(Stored data entries)
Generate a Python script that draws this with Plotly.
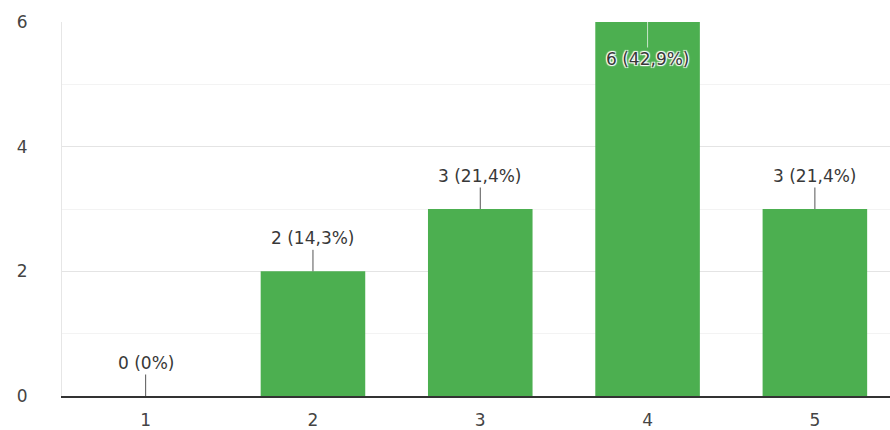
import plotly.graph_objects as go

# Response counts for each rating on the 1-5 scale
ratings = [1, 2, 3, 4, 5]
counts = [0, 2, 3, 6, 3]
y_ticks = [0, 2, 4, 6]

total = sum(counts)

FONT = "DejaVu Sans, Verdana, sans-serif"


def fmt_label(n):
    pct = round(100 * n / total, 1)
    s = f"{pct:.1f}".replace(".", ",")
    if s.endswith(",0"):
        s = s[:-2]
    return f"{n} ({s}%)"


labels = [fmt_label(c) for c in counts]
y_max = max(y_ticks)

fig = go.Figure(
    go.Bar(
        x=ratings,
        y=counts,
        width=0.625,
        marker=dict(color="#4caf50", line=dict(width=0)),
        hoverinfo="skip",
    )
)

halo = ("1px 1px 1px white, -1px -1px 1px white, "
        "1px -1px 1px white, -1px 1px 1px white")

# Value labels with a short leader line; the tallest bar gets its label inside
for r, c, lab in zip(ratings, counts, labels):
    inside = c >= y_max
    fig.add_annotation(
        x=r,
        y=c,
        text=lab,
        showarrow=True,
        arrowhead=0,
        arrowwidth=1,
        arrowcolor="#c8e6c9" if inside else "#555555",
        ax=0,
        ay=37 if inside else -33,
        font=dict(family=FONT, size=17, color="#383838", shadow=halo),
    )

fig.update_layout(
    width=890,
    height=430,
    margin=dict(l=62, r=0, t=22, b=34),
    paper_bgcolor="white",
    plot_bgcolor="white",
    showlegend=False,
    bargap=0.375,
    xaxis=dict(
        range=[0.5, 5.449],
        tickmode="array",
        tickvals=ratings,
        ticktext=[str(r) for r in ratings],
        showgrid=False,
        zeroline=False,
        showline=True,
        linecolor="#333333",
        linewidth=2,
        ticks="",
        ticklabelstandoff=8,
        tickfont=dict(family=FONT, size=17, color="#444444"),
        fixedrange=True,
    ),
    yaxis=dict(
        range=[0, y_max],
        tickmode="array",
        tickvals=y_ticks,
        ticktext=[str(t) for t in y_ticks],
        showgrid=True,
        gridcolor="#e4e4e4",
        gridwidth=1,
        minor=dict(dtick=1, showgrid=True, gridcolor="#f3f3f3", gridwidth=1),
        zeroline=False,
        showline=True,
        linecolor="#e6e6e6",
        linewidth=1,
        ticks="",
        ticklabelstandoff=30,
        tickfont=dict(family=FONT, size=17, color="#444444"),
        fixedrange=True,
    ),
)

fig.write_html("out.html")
--
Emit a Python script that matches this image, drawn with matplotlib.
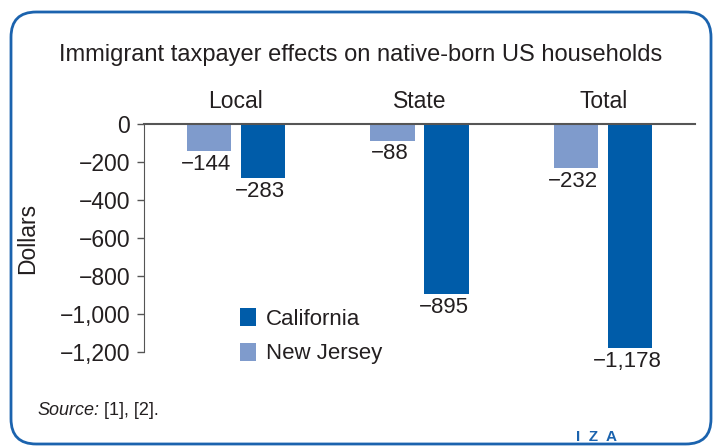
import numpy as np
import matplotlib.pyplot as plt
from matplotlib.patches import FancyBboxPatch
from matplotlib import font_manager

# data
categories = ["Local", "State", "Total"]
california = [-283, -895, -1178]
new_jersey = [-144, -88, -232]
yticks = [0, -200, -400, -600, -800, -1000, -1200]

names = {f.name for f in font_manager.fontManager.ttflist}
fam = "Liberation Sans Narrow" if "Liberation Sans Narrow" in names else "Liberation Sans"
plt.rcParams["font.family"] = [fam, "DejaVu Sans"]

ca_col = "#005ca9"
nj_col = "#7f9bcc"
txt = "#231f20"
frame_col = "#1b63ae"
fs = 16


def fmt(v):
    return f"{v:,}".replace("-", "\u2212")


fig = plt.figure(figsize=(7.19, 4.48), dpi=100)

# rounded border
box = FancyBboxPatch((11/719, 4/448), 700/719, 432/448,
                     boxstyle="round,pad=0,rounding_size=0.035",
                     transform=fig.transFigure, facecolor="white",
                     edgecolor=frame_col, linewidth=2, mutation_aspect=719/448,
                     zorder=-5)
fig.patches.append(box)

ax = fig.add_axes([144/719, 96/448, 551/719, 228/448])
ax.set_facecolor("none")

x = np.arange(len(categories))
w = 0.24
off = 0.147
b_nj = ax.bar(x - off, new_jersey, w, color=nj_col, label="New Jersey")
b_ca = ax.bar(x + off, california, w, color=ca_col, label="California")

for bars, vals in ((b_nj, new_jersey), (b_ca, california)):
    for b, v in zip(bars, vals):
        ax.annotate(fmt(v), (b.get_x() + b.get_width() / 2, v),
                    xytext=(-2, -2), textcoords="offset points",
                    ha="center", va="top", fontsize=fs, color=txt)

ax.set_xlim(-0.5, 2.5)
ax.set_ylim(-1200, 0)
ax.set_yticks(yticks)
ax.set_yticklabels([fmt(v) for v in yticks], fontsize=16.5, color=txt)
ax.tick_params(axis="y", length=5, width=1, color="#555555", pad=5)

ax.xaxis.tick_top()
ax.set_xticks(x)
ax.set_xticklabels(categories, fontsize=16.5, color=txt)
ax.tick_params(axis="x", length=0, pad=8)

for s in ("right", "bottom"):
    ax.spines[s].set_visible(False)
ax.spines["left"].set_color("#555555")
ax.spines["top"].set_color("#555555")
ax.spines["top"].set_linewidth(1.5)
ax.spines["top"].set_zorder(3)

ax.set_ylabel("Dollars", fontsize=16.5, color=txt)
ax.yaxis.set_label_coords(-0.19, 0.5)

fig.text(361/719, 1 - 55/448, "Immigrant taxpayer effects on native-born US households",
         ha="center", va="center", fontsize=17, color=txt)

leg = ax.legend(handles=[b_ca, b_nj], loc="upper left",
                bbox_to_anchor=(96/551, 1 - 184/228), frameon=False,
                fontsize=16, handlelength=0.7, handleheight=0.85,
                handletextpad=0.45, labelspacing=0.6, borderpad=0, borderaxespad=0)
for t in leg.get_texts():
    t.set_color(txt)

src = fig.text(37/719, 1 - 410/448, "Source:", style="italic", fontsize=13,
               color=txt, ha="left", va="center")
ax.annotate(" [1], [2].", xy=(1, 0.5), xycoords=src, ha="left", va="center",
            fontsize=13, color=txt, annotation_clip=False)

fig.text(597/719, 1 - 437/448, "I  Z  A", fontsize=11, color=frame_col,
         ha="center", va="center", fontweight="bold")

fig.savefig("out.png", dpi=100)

■ DIRECTIONS FOR THIS TASK
Go back to the lines above and output, exactly as they stand, the ones from the line containing "Emit a Python" to the line containing "ax.yaxis.set_label_coords(-0.19, 0.5)". Leave all pictures behind.

■ RESULT OF THE TASK
Emit a Python script that matches this image, drawn with matplotlib.
import numpy as np
import matplotlib.pyplot as plt
from matplotlib.patches import FancyBboxPatch
from matplotlib import font_manager

# data
categories = ["Local", "State", "Total"]
california = [-283, -895, -1178]
new_jersey = [-144, -88, -232]
yticks = [0, -200, -400, -600, -800, -1000, -1200]

names = {f.name for f in font_manager.fontManager.ttflist}
fam = "Liberation Sans Narrow" if "Liberation Sans Narrow" in names else "Liberation Sans"
plt.rcParams["font.family"] = [fam, "DejaVu Sans"]

ca_col = "#005ca9"
nj_col = "#7f9bcc"
txt = "#231f20"
frame_col = "#1b63ae"
fs = 16


def fmt(v):
    return f"{v:,}".replace("-", "\u2212")


fig = plt.figure(figsize=(7.19, 4.48), dpi=100)

# rounded border
box = FancyBboxPatch((11/719, 4/448), 700/719, 432/448,
                     boxstyle="round,pad=0,rounding_size=0.035",
                     transform=fig.transFigure, facecolor="white",
                     edgecolor=frame_col, linewidth=2, mutation_aspect=719/448,
                     zorder=-5)
fig.patches.append(box)

ax = fig.add_axes([144/719, 96/448, 551/719, 228/448])
ax.set_facecolor("none")

x = np.arange(len(categories))
w = 0.24
off = 0.147
b_nj = ax.bar(x - off, new_jersey, w, color=nj_col, label="New Jersey")
b_ca = ax.bar(x + off, california, w, color=ca_col, label="California")

for bars, vals in ((b_nj, new_jersey), (b_ca, california)):
    for b, v in zip(bars, vals):
        ax.annotate(fmt(v), (b.get_x() + b.get_width() / 2, v),
                    xytext=(-2, -2), textcoords="offset points",
                    ha="center", va="top", fontsize=fs, color=txt)

ax.set_xlim(-0.5, 2.5)
ax.set_ylim(-1200, 0)
ax.set_yticks(yticks)
ax.set_yticklabels([fmt(v) for v in yticks], fontsize=16.5, color=txt)
ax.tick_params(axis="y", length=5, width=1, color="#555555", pad=5)

ax.xaxis.tick_top()
ax.set_xticks(x)
ax.set_xticklabels(categories, fontsize=16.5, color=txt)
ax.tick_params(axis="x", length=0, pad=8)

for s in ("right", "bottom"):
    ax.spines[s].set_visible(False)
ax.spines["left"].set_color("#555555")
ax.spines["top"].set_color("#555555")
ax.spines["top"].set_linewidth(1.5)
ax.spines["top"].set_zorder(3)

ax.set_ylabel("Dollars", fontsize=16.5, color=txt)
ax.yaxis.set_label_coords(-0.19, 0.5)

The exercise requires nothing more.